Thrivent’s savings research consistently shows that people who automate savings outperform those who try to save whatever is “left over” at the end of the month. The reason is simple: there is rarely anything left over if you wait.
Treat savings as a fixed expense, not a reward for responsible behavior. Schedule it, automate it, and then build the rest of your budget around what remains. Once you have a healthy savings cushion, How Much Should You Save in 2026? helps you calibrate the right savings targets for your income level and goals.
Budgeting Mistakes That Quietly Drain Your Savings
Setting targets that are too tight. A budget that allows $0 for fun lasts about two weeks. Build in a realistic amount for discretionary spending, even if it’s small. Sustainability beats perfection.

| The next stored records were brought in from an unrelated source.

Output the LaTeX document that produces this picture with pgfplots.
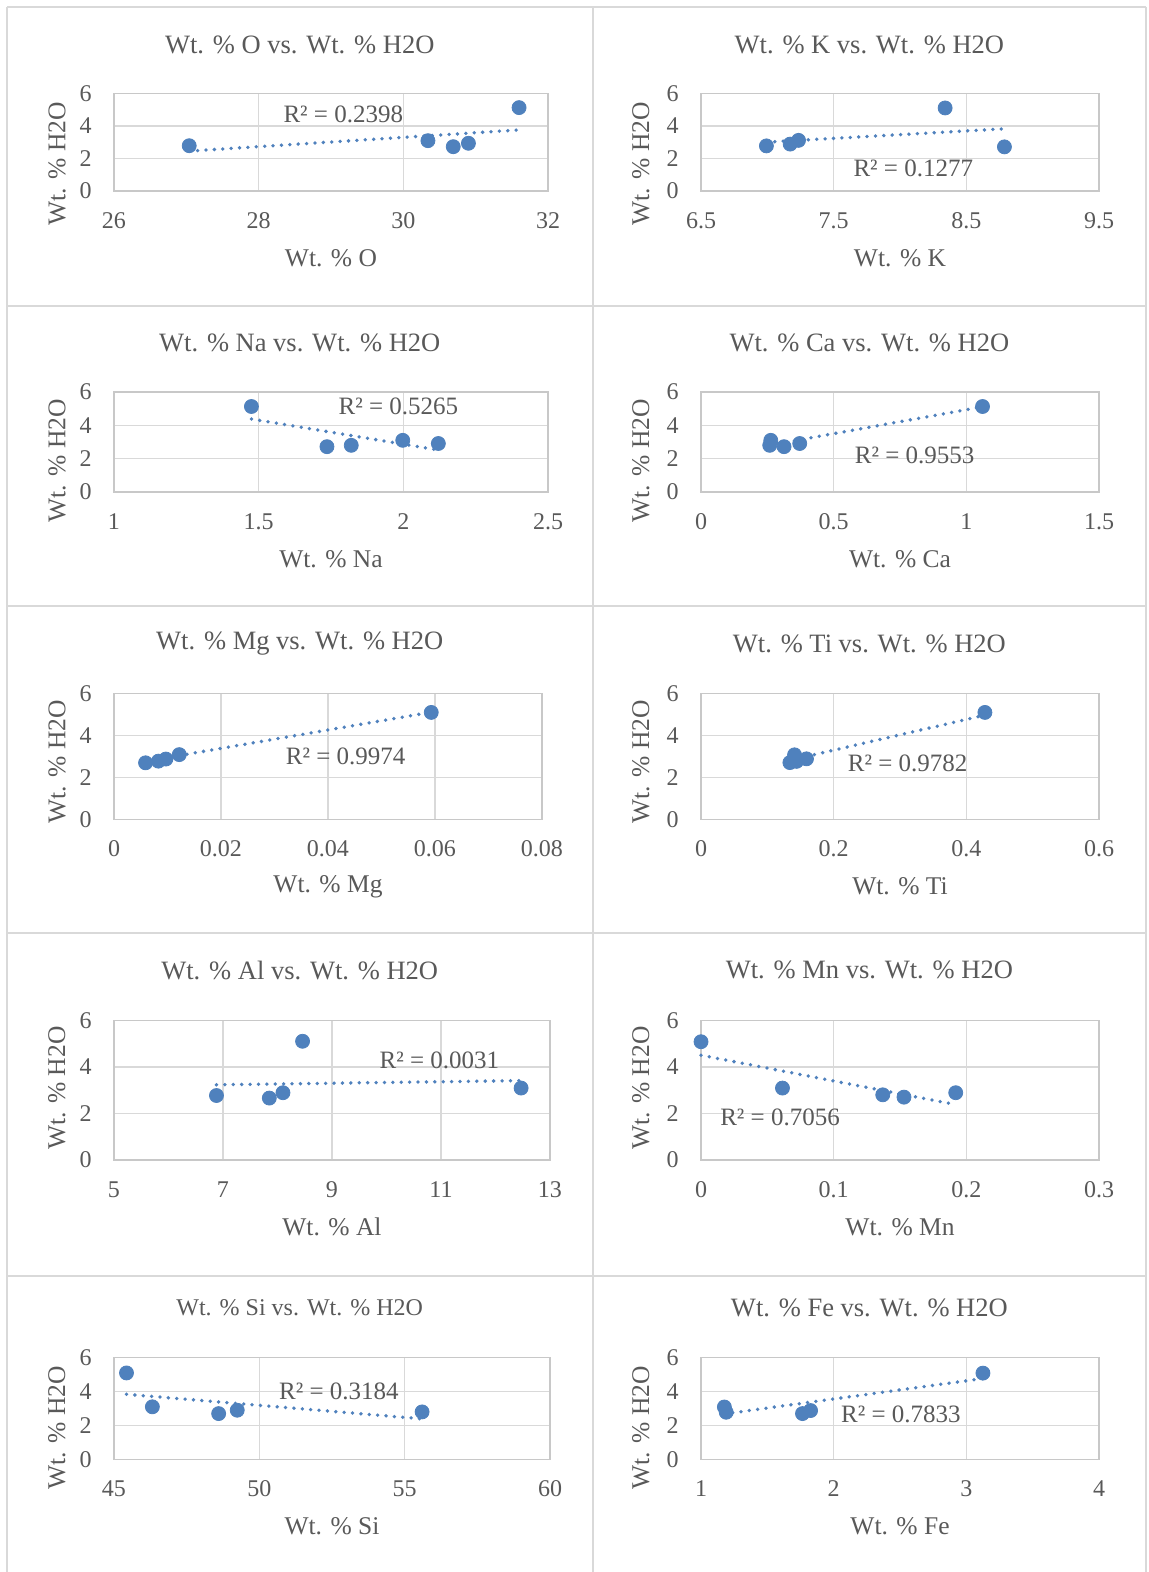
\documentclass[border=0pt]{standalone}
\usepackage{fontspec}
\setmainfont{Liberation Serif}
\usepackage{pgfplots}
\pgfplotsset{compat=1.18}
\definecolor{mblue}{RGB}{79,129,189}
\definecolor{txt}{RGB}{89,89,89}
\definecolor{gridgray}{RGB}{217,217,217}
\definecolor{axisgray}{RGB}{200,200,200}
\newcommand\titsize{\fontsize{13.25pt}{15pt}\selectfont}
\newcommand\sititsize{\fontsize{12pt}{14pt}\selectfont}
\newcommand\labsize{\fontsize{12.75pt}{15pt}\selectfont}
\newcommand\ticksize{\fontsize{12pt}{14pt}\selectfont}
\newcommand\rsize{\fontsize{12.5pt}{14pt}\selectfont}
\pgfplotsset{
  panel/.style={
    scale only axis, anchor=south west, clip=false,
    scaled ticks=false,
    ymin=0, ymax=6, ytick={0,2,4,6}, yticklabels={0,2,4,6},
    axis line style={draw=axisgray, line width=0.75pt},
    grid=major, major grid style={draw=gridgray, line width=0.75pt},
    tick style={draw=none}, major tick length=0pt,
    ticklabel style={font=\ticksize, text=txt},
    xticklabel style={anchor=center, inner sep=0pt, yshift=-14.75pt},
    yticklabel style={anchor=east, inner sep=0pt, xshift=-11pt},
    xlabel style={at={(axis description cs:0.5,0)}, anchor=center, yshift=-33.5pt, font=\labsize, text=txt},
    ylabel={Wt. \% H2O},
    every axis title/.style={font=\titsize, text=txt, anchor=center},
  },
  ylab/.style 2 args={ylabel style={at={(axis description cs:#1,#2)}, anchor=center, font=\labsize, text=txt}},
  tit/.style 2 args={title style={at={(axis description cs:#1,1)}, yshift=#2}},
  mk/.style={only marks, mark=*, mark size=3.5pt, color=mblue, mark options={fill=mblue, draw=mblue}},
  tr/.style={mblue, line width=1.9pt, line cap=round, dash pattern=on 0pt off 4.2pt, no marks},
}
\begin{document}
\begin{tikzpicture}
\useasboundingbox (0,0) rectangle (574pt,-786pt);
\fill[white] (0,0) rectangle (574pt,-786pt);
\begin{scope}[draw=gridgray, line width=1pt]
\draw (3.5pt,-3.5pt) -- (573pt,-3.5pt);
\draw (3.5pt,-153pt) -- (573pt,-153pt);
\draw (3.5pt,-303pt) -- (573pt,-303pt);
\draw (3.5pt,-466.5pt) -- (573pt,-466.5pt);
\draw (3.5pt,-637.75pt) -- (573pt,-637.75pt);
\draw (3.5pt,-3.5pt) -- (3.5pt,-786pt);
\draw (296.25pt,-3.5pt) -- (296.25pt,-786pt);
\draw (573pt,-3.5pt) -- (573pt,-786pt);
\end{scope}

% Row 1 left: O
\begin{axis}[panel, at={(57pt,-95.5pt)}, width=217pt, height=48.85pt,
  xmin=26, xmax=32, xtick={26,28,30,32}, xticklabels={26,28,30,32},
  xlabel={Wt. \% O}, title={Wt. \% O vs. Wt. \% H2O}, tit={0.428}{24.15pt}, ylab={-0.131}{0.276}]
\addplot[mk] coordinates {(27.04,2.78) (30.34,3.09) (30.69,2.72) (30.9,2.93) (31.6,5.12)};
\addplot[tr] coordinates {(27.04,2.45) (31.6,3.75)};
\node[font=\rsize, text=txt] at (axis cs:29.17,4.71) {R² = 0.2398};
\end{axis}

% Row 1 right: K
\begin{axis}[panel, at={(350.5pt,-95.5pt)}, width=199pt, height=48.85pt,
  xmin=6.5, xmax=9.5, xtick={6.5,7.5,8.5,9.5}, xticklabels={6.5,7.5,8.5,9.5},
  xlabel={Wt. \% K}, title={Wt. \% K vs. Wt. \% H2O}, tit={0.423}{24.15pt}, ylab={-0.151}{0.276}]
\addplot[mk] coordinates {(6.993,2.77) (7.172,2.88) (7.235,3.11) (8.34,5.1) (8.787,2.71)};
\addplot[tr] coordinates {(6.993,3.0) (8.787,3.82)};
\node[font=\rsize, text=txt] at (axis cs:8.1,1.4) {R² = 0.1277};
\end{axis}

% Row 2 left: Na
\begin{axis}[panel, at={(57pt,-246pt)}, width=217pt, height=50pt,
  xmin=1, xmax=2.5, xtick={1,1.5,2,2.5}, xticklabels={1,1.5,2,2.5},
  xlabel={Wt. \% Na}, title={Wt. \% Na vs. Wt. \% H2O}, tit={0.428}{24.5pt}, ylab={-0.131}{0.31}]
\addplot[mk] coordinates {(1.475,5.13) (1.736,2.72) (1.82,2.8) (1.998,3.1) (2.121,2.91)};
\addplot[tr] coordinates {(1.475,4.38) (2.121,2.52)};
\node[font=\rsize, text=txt] at (axis cs:1.983,5.16) {R² = 0.5265};
\end{axis}

% Row 2 right: Ca
\begin{axis}[panel, at={(350.5pt,-246pt)}, width=199pt, height=50pt,
  xmin=0, xmax=1.5, xtick={0,0.5,1,1.5}, xticklabels={0,0.5,1,1.5},
  xlabel={Wt. \% Ca}, title={Wt. \% Ca vs. Wt. \% H2O}, tit={0.423}{24.5pt}, ylab={-0.151}{0.31}]
\addplot[mk] coordinates {(0.259,2.8) (0.263,3.1) (0.313,2.72) (0.372,2.91) (1.061,5.13)};
\addplot[tr] coordinates {(0.259,2.81) (1.061,5.11)};
\node[font=\rsize, text=txt] at (axis cs:0.805,2.22) {R² = 0.9553};
\end{axis}

% Row 3 left: Mg
\begin{axis}[panel, at={(57pt,-409.65pt)}, width=214pt, height=63pt,
  xmin=0, xmax=0.08, xtick={0,0.02,0.04,0.06,0.08}, xticklabels={0,0.02,0.04,0.06,0.08},
  xlabel={Wt. \% Mg}, title={Wt. \% Mg vs. Wt. \% H2O}, tit={0.434}{24.65pt}, ylab={-0.133}{0.455}]
\addplot[mk] coordinates {(0.0059,2.69) (0.0083,2.77) (0.0097,2.87) (0.0122,3.08) (0.0593,5.09)};
\addplot[tr] coordinates {(0.0059,2.76) (0.0593,5.1)};
\node[font=\rsize, text=txt] at (axis cs:0.0433,2.98) {R² = 0.9974};
\end{axis}

% Row 3 right: Ti
\begin{axis}[panel, at={(350.5pt,-409.65pt)}, width=199pt, height=63pt,
  xmin=0, xmax=0.6, xtick={0,0.2,0.4,0.6}, xticklabels={0,0.2,0.4,0.6},
  xlabel={Wt. \% Ti}, title={Wt. \% Ti vs. Wt. \% H2O}, tit={0.423}{24.65pt}, ylab={-0.151}{0.455}]
\addplot[mk] coordinates {(0.134,2.7) (0.141,3.07) (0.144,2.76) (0.159,2.88) (0.428,5.09)};
\addplot[tr] coordinates {(0.134,2.81) (0.428,4.96)};
\node[font=\rsize, text=txt] at (axis cs:0.3116,2.67) {R² = 0.9782};
\end{axis}

% Row 4 left: Al
\begin{axis}[panel, at={(57pt,-580pt)}, width=218pt, height=69.85pt,
  xmin=5, xmax=13, xtick={5,7,9,11,13}, xticklabels={5,7,9,11,13},
  xlabel={Wt. \% Al}, title={Wt. \% Al vs. Wt. \% H2O}, tit={0.426}{25.15pt}, ylab={-0.131}{0.515}]
\addplot[mk] coordinates {(6.88,2.77) (7.85,2.66) (8.1,2.89) (8.46,5.1) (12.47,3.09)};
\addplot[tr] coordinates {(6.88,3.23) (12.47,3.41)};
\node[font=\rsize, text=txt] at (axis cs:10.97,4.3) {R² = 0.0031};
\end{axis}

% Row 4 right: Mn
\begin{axis}[panel, at={(350.5pt,-580pt)}, width=199pt, height=69.85pt,
  xmin=0, xmax=0.3, xtick={0,0.1,0.2,0.3}, xticklabels={0,0.1,0.2,0.3},
  xlabel={Wt. \% Mn}, title={Wt. \% Mn vs. Wt. \% H2O}, tit={0.423}{25.15pt}, ylab={-0.151}{0.515}]
\addplot[mk] coordinates {(0,5.08) (0.0614,3.09) (0.137,2.8) (0.153,2.7) (0.192,2.89)};
\addplot[tr] coordinates {(0,4.5) (0.192,2.38)};
\node[font=\rsize, text=txt] at (axis cs:0.0596,1.83) {R² = 0.7056};
\end{axis}

% Row 5 left: Si
\begin{axis}[panel, at={(57pt,-729.65pt)}, width=218pt, height=50.8pt,
  xmin=45, xmax=60, xtick={45,50,55,60}, xticklabels={45,50,55,60},
  xlabel={Wt. \% Si}, title={Wt. \% Si vs. Wt. \% H2O}, tit={0.426}{24.85pt}, ylab={-0.131}{0.308},
  title style={font=\sititsize}]
\addplot[mk] coordinates {(45.43,5.1) (46.32,3.1) (48.6,2.7) (49.24,2.9) (55.6,2.8)};
\addplot[tr] coordinates {(45.43,3.84) (55.6,2.39)};
\node[font=\rsize, text=txt] at (axis cs:52.74,3.99) {R² = 0.3184};
\end{axis}

% Row 5 right: Fe
\begin{axis}[panel, at={(350.5pt,-729.65pt)}, width=199pt, height=50.8pt,
  xmin=1, xmax=4, xtick={1,2,3,4}, xticklabels={1,2,3,4},
  xlabel={Wt. \% Fe}, title={Wt. \% Fe vs. Wt. \% H2O}, tit={0.423}{24.85pt}, ylab={-0.151}{0.308}]
\addplot[mk] coordinates {(1.176,3.09) (1.19,2.78) (1.765,2.7) (1.826,2.88) (3.125,5.09)};
\addplot[tr] coordinates {(1.176,2.68) (3.125,4.77)};
\node[font=\rsize, text=txt] at (axis cs:2.507,2.63) {R² = 0.7833};
\end{axis}
\end{tikzpicture}
\end{document}
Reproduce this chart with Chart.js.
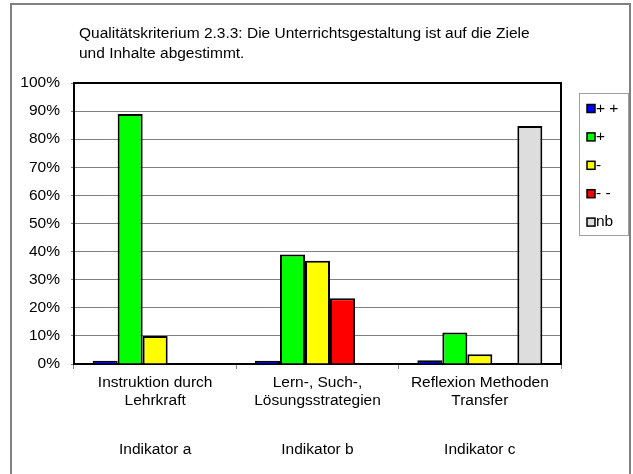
<!DOCTYPE html>
<html>
<head>
<meta charset="utf-8">
<script src="https://cdn.jsdelivr.net/npm/chart.js@4/dist/chart.umd.min.js"></script>
<style>
  body { margin: 0; background: #fff; }
  #wrap { width: 633px; height: 474px; }
</style>
</head>
<body>
<div id="wrap"><canvas id="qkChart" width="633" height="474"></canvas></div>
<script>
const categories = [
  ["Instruktion durch", "Lehrkraft"],
  ["Lern-, Such-,", "Lösungsstrategien"],
  ["Reflexion Methoden", "Transfer"],
];
const indicators = ["Indikator a", "Indikator b", "Indikator c"];
const seriesNames = ["+ +", "+", "-", "- -", "nb"];
const seriesColors = ["#0000ff", "#00ff00", "#ffff00", "#ff0000", "#dddddd"];
const plusPlus = [1.2, 1.2, 1.3];
const plus = [89, 39, 11.2];
const minus = [10, 36.7, 3.5];
const minusMinus = [0, 23.4, 0];
const nb = [0, 0, 84.7];
const yTicks = [0, 10, 20, 30, 40, 50, 60, 70, 80, 90, 100];
const titleLines = [
  "Qualitätskriterium 2.3.3: Die Unterrichtsgestaltung ist auf die Ziele",
  "und Inhalte abgestimmt.",
];

const FONT = "Liberation Sans, Arial, sans-serif";
const FS = 15.5;
const seriesData = [plusPlus, plus, minus, minusMinus, nb];

const extras = {
  id: "extras",
  afterDraw(chart) {
    const c = chart.ctx;
    const a = chart.chartArea;
    c.save();
    // outer frame
    c.strokeStyle = "#808080";
    c.lineWidth = 2;
    c.beginPath();
    c.moveTo(11, 474);
    c.lineTo(11, 4);
    c.lineTo(630, 4);
    c.lineTo(630, 474);
    c.stroke();
    // plot border top/right
    c.strokeStyle = "#000";
    c.lineWidth = 2;
    c.beginPath();
    c.moveTo(a.left, a.top);
    c.lineTo(a.right, a.top);
    c.lineTo(a.right, a.bottom);
    c.stroke();
    // title
    c.fillStyle = "#000";
    c.font = FS + "px " + FONT;
    c.textBaseline = "middle";
    c.textAlign = "left";
    titleLines.forEach((t, i) => c.fillText(t, 79, 34 + i * 19.5));
    // indicator labels
    c.textAlign = "center";
    const xs = chart.scales.x;
    indicators.forEach((t, i) => c.fillText(t, xs.getPixelForValue(i), 450));
    // legend
    c.strokeStyle = "#a0a0a0";
    c.lineWidth = 1;
    c.strokeRect(579.5, 93.5, 49, 142);
    c.textAlign = "left";
    seriesNames.forEach((name, i) => {
      const y = 108.5 + i * 28.4;
      c.fillStyle = seriesColors[i];
      c.fillRect(587, y - 4, 8, 8);
      c.strokeStyle = "#000";
      c.lineWidth = 1.5;
      c.strokeRect(587, y - 4, 8, 8);
      c.fillStyle = "#000";
      c.fillText(name, 596, y);
    });
    c.restore();
  },
};

new Chart(document.getElementById("qkChart"), {
  type: "bar",
  data: {
    labels: categories,
    datasets: seriesNames.map((name, i) => ({
      label: name,
      data: seriesData[i],
      backgroundColor: seriesColors[i],
      borderColor: "#000",
      borderWidth: 2,
      categoryPercentage: 0.77,
      barPercentage: 1.0,
    })),
  },
  options: {
    responsive: false,
    animation: false,
    layout: { padding: { left: 0, top: 83, right: 72, bottom: 0 } },
    plugins: {
      legend: { display: false },
      tooltip: { enabled: false },
    },
    scales: {
      x: {
        afterFit: (s) => { s.height = 110; },
        grid: {
          offset: true,
          drawOnChartArea: false,
          tickLength: 5,
          color: "#808080",
        },
        border: { color: "#000", width: 2 },
        ticks: {
          color: "#000",
          font: { family: FONT, size: FS, lineHeight: 1.18 },
          padding: 4.5,
          maxRotation: 0,
          autoSkip: false,
        },
      },
      y: {
        min: 0,
        max: 100,
        afterFit: (s) => { s.width = 74; },
        afterBuildTicks: (s) => { s.ticks = yTicks.map((v) => ({ value: v })); },
        grid: { color: "#808080", lineWidth: 1, tickLength: 3 },
        border: { color: "#000", width: 2 },
        ticks: {
          color: "#000",
          font: { family: FONT, size: FS },
          padding: 11,
          callback: (v) => v + "%",
        },
      },
    },
  },
  plugins: [extras],
});
</script>
</body>
</html>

Forgetting irregular expenses. Annual subscriptions, car registration, holiday gifts, and dentist visits don’t appear every month — but they will appear. Divide annual costs by 12 and include a monthly “irregular expenses” category in your budget.
Not reviewing monthly. A budget set in January and never revisited is out of date by March. Spending patterns change. A 20-minute monthly review keeps the budget accurate and catches problems before they become crises.
Treating savings as leftover, not first. If saving happens after all spending is done, it almost never happens. Pay yourself first, then spend what remains.
Sustainability beats perfection. A budget you keep for a year beats a perfect budget you abandon in two weeks.
Conclusion
The best budget is not the most detailed one — it’s the one you actually use. Pick a method that matches how you think, automate your savings first, and review it once a month. Those three steps alone will help most people make progress.
Once your spending is under control and savings are building, the natural next goal is making sure that money is growing. Avoiding Debt: Financial Habits for a Debt-Free Life is a strong companion piece for anyone building sustainable financial habits alongside their budget.
For more practical financial insights, visit Dollar Thinking to explore helpful guides on investing, business finance, debt management, saving money, and building stronger financial habits.
Frequently Asked Questions
What is the easiest budgeting method for beginners?
The 50/30/20 rule is the most beginner-friendly option because it uses only three categories and doesn’t require tracking every purchase. Allocate 50% of your take-home income to needs, 30% to wants, and 20% to savings and debt. You can refine it later as your comfort level grows.
How much of my income should I save each month?
A common target is 20% of take-home pay, but even 5 to 10% is a meaningful start if money is tight. The more important habit is consistency. Saving $100 every single month is more powerful over time than saving $500 occasionally. Automate the transfer on payday so you only have to make the decision once.
What if my expenses are higher than my income?
Start by auditing subscriptions, dining, and entertainment — these are the fastest places to find savings. Then look at fixed costs like insurance and phone plans, which may be negotiable. If expenses still exceed income after cuts, the focus shifts to increasing income through a side hustle, overtime, or a career move.
How do I budget if my income varies each month?
Base your budget on your lowest expected monthly income. In higher-income months, direct the extra to savings or debt payoff. This prevents lifestyle creep and ensures fixed expenses are always covered. The zero-based budgeting method is particularly effective for variable income because you create a new budget each month.
How long does it take to see results from budgeting?
Most people notice a meaningful difference within 60 to 90 days. The first month is calibration: you discover where the gaps are. The second month is adjustment: you apply what you learned. By month three, spending patterns typically shift and savings begin to accumulate consistently.
This article is for informational purposes only and does not constitute financial advice. Consult a licensed financial advisor before making financial decisions.